# Data segment start
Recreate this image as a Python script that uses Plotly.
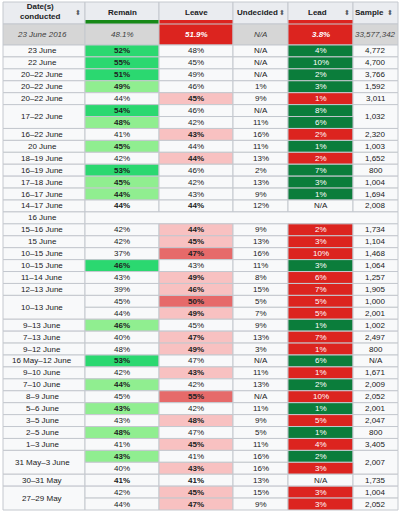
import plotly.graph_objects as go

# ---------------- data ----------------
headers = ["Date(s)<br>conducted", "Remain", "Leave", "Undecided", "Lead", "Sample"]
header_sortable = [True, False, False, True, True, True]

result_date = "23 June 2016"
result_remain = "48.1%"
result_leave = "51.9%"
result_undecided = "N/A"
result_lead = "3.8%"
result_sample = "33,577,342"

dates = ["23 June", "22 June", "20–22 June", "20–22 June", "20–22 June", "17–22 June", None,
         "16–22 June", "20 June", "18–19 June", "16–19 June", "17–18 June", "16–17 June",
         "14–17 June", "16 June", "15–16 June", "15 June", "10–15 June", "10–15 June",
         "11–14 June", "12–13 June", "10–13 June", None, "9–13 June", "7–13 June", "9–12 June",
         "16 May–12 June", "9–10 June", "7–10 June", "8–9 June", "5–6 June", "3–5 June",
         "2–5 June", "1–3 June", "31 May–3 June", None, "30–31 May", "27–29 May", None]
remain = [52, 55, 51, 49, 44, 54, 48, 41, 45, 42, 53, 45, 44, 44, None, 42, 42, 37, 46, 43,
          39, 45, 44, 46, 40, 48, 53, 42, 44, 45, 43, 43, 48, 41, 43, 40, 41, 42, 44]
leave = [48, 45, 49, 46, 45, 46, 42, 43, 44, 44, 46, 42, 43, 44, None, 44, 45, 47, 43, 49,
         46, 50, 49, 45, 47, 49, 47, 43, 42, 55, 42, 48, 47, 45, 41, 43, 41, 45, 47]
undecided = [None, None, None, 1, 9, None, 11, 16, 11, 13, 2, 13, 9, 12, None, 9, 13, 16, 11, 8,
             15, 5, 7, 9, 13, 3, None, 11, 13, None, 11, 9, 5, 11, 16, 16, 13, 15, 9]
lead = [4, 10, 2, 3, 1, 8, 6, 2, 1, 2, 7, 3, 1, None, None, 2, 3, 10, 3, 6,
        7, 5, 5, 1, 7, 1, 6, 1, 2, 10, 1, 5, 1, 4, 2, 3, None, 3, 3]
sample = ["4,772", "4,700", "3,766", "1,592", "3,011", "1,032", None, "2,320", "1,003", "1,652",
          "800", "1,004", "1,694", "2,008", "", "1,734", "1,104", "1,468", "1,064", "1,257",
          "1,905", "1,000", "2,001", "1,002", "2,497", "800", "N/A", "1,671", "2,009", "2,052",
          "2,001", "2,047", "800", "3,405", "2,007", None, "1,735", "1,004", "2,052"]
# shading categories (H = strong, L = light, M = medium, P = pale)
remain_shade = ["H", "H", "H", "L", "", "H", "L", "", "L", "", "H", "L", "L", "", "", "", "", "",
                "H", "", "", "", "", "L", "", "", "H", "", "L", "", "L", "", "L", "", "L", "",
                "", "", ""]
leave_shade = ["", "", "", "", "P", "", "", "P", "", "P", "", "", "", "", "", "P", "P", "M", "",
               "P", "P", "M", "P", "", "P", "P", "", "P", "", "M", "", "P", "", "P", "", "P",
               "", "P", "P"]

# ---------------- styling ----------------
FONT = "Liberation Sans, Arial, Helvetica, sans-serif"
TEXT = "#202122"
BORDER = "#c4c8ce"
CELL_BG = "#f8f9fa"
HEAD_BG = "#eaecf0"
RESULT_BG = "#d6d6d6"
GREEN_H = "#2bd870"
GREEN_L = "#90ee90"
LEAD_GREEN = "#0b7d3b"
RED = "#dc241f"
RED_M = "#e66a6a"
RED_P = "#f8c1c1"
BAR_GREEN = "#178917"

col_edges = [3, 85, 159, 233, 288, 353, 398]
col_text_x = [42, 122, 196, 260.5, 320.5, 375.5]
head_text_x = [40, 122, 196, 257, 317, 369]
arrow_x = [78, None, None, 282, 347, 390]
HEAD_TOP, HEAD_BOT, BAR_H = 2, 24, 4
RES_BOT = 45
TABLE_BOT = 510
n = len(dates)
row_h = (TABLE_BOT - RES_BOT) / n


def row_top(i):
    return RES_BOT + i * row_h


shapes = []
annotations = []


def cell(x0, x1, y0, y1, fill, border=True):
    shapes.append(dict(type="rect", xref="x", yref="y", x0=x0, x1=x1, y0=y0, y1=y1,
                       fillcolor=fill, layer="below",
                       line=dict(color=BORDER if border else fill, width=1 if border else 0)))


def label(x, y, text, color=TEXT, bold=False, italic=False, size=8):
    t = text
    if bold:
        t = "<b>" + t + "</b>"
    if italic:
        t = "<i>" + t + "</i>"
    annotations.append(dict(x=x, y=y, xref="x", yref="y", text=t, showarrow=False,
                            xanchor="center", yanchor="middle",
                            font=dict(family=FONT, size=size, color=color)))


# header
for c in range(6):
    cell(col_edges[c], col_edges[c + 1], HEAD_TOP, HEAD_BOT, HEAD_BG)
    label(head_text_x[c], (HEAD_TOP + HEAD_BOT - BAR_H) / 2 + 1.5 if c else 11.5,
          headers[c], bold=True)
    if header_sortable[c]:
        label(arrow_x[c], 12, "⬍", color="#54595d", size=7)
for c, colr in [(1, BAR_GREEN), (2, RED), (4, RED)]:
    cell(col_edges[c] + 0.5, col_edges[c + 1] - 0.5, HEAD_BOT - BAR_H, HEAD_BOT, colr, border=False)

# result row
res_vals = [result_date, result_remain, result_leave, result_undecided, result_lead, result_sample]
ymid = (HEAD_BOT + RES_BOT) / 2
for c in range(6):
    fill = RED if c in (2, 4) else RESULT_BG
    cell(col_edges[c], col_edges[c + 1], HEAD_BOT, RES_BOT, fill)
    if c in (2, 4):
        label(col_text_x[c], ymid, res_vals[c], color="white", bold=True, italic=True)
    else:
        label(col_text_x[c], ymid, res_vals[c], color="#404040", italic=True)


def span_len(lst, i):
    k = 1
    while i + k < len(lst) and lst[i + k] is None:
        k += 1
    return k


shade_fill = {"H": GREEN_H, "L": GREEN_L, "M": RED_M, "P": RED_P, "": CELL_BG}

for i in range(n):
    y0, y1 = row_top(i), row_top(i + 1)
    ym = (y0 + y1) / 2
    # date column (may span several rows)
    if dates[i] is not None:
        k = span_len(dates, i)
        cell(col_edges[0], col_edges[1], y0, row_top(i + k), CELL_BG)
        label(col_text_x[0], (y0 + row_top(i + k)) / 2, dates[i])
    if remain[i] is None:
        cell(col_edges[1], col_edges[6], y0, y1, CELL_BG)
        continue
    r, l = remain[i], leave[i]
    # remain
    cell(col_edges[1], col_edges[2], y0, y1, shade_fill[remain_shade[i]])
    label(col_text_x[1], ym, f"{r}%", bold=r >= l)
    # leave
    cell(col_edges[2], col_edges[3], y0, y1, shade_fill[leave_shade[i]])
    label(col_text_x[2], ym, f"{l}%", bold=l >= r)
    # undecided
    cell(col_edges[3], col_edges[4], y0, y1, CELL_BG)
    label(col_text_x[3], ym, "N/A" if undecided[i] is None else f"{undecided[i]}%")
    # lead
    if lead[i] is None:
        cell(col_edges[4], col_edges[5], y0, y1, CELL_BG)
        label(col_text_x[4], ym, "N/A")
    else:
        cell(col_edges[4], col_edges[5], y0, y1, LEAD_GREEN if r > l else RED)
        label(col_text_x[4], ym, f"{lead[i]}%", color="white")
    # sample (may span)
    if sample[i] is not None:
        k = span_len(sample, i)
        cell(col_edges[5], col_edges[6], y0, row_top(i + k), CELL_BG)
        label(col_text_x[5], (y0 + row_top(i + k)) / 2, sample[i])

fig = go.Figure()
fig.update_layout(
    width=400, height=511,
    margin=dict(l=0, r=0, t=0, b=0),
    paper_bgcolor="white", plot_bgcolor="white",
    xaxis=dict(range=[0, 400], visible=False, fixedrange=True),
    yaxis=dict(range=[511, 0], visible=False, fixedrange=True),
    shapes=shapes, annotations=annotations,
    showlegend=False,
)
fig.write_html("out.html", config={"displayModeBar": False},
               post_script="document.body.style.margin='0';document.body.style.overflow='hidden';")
# Data segment end
Please quote the lines of the material, beginning with the first and ending with the one that contains "header_sortable = [True, False, False, True, True, True]", exactly as written and without any pictures.

* _Written response_:
Recreate this image as a Python script that uses Plotly.
import plotly.graph_objects as go

# ---------------- data ----------------
headers = ["Date(s)<br>conducted", "Remain", "Leave", "Undecided", "Lead", "Sample"]
header_sortable = [True, False, False, True, True, True]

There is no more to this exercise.